## [Work required]
Leave out all pictures and return, exactly as written, the lines from the line containing "Emit a web page" to the line containing "sawabi, charsadda, mardan];", both ends kept.

## [Information shown]

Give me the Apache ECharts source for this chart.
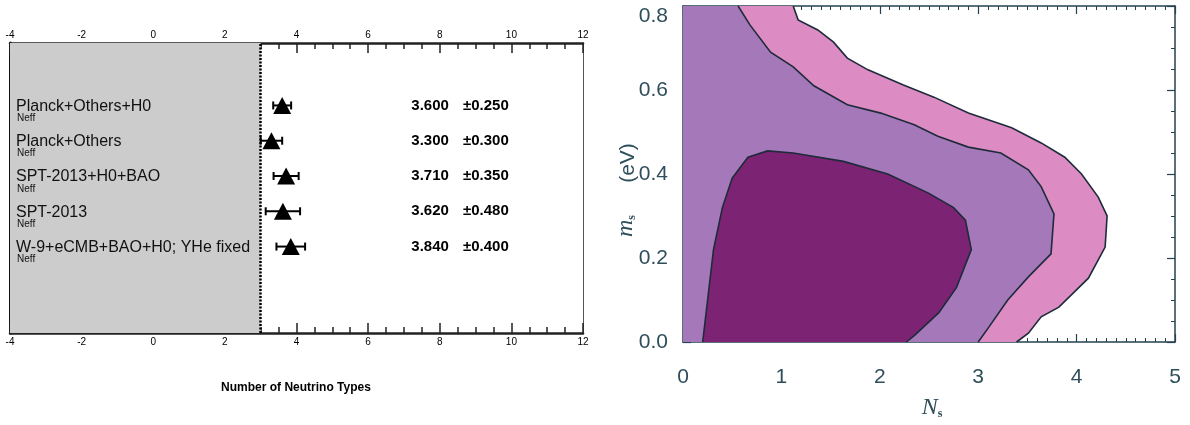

==

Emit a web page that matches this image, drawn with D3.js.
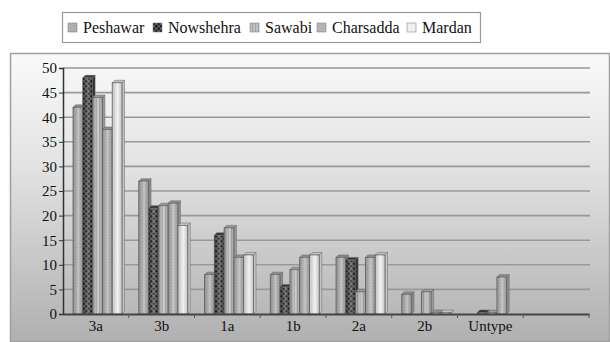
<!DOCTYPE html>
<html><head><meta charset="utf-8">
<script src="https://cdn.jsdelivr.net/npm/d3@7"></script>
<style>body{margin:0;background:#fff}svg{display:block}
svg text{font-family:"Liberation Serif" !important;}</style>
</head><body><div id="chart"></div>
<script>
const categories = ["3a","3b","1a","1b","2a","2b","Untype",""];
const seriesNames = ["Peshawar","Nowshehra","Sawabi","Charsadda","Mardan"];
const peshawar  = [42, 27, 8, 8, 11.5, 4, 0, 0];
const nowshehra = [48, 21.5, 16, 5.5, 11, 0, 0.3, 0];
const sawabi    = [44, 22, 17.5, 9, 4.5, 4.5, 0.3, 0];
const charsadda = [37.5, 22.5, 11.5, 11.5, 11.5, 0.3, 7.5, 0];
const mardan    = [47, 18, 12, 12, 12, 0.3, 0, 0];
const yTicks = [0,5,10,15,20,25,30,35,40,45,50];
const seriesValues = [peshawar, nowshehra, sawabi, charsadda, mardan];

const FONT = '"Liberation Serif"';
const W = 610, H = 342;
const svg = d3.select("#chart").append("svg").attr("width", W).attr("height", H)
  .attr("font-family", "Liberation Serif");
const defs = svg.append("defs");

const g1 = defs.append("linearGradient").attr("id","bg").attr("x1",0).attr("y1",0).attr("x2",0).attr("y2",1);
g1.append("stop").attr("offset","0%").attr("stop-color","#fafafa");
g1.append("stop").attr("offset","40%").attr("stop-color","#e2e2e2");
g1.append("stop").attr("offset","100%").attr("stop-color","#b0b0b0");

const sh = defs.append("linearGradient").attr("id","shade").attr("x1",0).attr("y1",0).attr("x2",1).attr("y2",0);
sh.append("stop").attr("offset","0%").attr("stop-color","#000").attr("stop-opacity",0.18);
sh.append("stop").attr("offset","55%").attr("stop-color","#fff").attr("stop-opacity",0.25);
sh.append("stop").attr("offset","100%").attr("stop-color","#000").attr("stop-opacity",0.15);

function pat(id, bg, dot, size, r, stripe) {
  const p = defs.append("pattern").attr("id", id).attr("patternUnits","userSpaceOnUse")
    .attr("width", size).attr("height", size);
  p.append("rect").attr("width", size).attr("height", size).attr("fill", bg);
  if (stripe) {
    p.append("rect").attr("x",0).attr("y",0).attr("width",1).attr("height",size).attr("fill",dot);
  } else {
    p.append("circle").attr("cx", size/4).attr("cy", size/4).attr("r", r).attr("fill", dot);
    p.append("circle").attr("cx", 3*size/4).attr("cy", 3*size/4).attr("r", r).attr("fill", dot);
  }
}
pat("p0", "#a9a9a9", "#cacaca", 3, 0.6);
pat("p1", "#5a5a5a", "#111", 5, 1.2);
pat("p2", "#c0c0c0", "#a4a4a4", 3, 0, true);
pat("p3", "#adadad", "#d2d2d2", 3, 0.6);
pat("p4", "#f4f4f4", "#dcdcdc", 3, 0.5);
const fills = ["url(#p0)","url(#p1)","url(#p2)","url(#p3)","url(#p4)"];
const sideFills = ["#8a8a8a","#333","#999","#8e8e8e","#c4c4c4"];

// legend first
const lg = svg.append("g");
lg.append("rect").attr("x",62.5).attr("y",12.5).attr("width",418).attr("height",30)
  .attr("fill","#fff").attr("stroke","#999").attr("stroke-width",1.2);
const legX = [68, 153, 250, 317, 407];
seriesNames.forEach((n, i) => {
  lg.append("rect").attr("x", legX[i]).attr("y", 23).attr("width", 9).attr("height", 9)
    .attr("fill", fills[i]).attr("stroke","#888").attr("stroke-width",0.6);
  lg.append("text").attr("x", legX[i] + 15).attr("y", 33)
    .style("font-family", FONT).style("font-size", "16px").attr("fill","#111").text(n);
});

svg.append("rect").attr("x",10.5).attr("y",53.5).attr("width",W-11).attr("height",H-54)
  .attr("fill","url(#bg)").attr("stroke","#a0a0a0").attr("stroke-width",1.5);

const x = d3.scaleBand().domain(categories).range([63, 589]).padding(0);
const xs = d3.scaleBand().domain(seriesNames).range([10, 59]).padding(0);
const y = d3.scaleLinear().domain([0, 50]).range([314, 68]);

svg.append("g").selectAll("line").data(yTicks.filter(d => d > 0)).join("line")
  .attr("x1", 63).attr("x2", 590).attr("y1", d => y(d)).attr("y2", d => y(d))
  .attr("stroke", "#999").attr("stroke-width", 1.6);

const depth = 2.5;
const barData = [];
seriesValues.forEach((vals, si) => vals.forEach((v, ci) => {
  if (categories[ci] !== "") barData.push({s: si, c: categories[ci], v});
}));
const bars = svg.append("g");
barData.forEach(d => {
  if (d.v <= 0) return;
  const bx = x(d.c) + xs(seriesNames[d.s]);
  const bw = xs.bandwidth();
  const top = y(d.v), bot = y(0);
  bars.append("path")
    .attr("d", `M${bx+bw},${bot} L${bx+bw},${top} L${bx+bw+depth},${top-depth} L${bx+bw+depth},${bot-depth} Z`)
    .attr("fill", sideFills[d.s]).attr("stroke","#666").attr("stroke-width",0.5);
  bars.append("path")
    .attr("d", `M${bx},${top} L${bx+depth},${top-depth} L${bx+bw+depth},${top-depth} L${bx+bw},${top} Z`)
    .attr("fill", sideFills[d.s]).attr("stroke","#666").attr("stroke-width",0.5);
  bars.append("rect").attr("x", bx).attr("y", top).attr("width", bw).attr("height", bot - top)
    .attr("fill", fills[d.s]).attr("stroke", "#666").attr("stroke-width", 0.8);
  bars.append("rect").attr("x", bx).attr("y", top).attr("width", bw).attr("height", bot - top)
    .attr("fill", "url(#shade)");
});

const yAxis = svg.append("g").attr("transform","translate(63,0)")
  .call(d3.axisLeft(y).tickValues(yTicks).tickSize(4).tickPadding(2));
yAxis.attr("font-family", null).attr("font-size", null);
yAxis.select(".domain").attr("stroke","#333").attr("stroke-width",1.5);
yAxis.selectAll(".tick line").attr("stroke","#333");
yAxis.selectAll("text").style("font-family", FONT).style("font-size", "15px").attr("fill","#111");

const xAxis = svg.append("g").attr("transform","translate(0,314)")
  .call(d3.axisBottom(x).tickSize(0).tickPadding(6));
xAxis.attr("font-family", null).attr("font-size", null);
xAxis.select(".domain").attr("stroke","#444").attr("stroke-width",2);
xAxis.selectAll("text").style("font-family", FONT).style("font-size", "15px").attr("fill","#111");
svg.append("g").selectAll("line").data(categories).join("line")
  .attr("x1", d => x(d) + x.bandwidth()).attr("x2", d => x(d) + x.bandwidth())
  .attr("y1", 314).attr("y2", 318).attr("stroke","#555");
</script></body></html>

--

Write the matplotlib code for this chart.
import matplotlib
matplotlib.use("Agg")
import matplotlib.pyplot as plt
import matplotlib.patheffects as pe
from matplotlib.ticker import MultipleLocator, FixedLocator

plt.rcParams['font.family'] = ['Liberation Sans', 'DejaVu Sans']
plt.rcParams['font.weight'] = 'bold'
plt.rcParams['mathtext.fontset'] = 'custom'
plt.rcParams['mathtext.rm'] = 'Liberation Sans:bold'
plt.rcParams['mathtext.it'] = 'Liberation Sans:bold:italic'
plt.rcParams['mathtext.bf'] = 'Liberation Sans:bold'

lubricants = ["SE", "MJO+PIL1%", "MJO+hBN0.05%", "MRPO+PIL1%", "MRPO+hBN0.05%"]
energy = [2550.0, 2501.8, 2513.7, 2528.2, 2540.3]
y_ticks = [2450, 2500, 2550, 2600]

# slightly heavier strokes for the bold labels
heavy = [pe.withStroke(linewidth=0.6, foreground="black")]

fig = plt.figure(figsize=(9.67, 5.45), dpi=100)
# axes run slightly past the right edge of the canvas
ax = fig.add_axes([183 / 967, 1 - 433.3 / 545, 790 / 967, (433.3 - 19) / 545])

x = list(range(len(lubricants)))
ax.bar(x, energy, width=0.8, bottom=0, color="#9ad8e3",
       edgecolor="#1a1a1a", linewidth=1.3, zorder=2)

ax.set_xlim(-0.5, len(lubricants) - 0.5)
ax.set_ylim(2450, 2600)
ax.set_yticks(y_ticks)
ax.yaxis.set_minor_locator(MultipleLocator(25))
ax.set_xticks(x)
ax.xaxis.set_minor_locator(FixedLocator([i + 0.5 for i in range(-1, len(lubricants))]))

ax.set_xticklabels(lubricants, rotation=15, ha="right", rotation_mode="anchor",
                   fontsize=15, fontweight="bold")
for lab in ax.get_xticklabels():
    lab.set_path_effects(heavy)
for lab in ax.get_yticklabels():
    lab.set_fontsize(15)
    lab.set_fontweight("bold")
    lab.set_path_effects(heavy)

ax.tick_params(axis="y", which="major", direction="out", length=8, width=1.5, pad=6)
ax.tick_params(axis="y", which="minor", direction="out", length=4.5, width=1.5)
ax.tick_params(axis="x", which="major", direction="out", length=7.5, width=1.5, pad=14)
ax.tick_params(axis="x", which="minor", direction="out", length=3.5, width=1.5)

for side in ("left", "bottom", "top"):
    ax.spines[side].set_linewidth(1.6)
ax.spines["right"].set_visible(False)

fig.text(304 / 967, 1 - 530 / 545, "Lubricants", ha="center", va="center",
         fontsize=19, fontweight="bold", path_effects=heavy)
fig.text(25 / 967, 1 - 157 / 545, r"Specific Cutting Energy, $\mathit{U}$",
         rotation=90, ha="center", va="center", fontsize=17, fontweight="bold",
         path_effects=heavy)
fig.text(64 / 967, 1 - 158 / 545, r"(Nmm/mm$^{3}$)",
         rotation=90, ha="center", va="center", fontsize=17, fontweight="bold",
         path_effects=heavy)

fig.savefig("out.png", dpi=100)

## [Correct result]
Emit a web page that matches this image, drawn with D3.js.
<!DOCTYPE html>
<html><head><meta charset="utf-8">
<script src="https://cdn.jsdelivr.net/npm/d3@7"></script>
<style>body{margin:0;background:#fff}svg{display:block}
svg text{font-family:"Liberation Serif" !important;}</style>
</head><body><div id="chart"></div>
<script>
const categories = ["3a","3b","1a","1b","2a","2b","Untype",""];
const seriesNames = ["Peshawar","Nowshehra","Sawabi","Charsadda","Mardan"];
const peshawar  = [42, 27, 8, 8, 11.5, 4, 0, 0];
const nowshehra = [48, 21.5, 16, 5.5, 11, 0, 0.3, 0];
const sawabi    = [44, 22, 17.5, 9, 4.5, 4.5, 0.3, 0];
const charsadda = [37.5, 22.5, 11.5, 11.5, 11.5, 0.3, 7.5, 0];
const mardan    = [47, 18, 12, 12, 12, 0.3, 0, 0];
const yTicks = [0,5,10,15,20,25,30,35,40,45,50];
const seriesValues = [peshawar, nowshehra, sawabi, charsadda, mardan];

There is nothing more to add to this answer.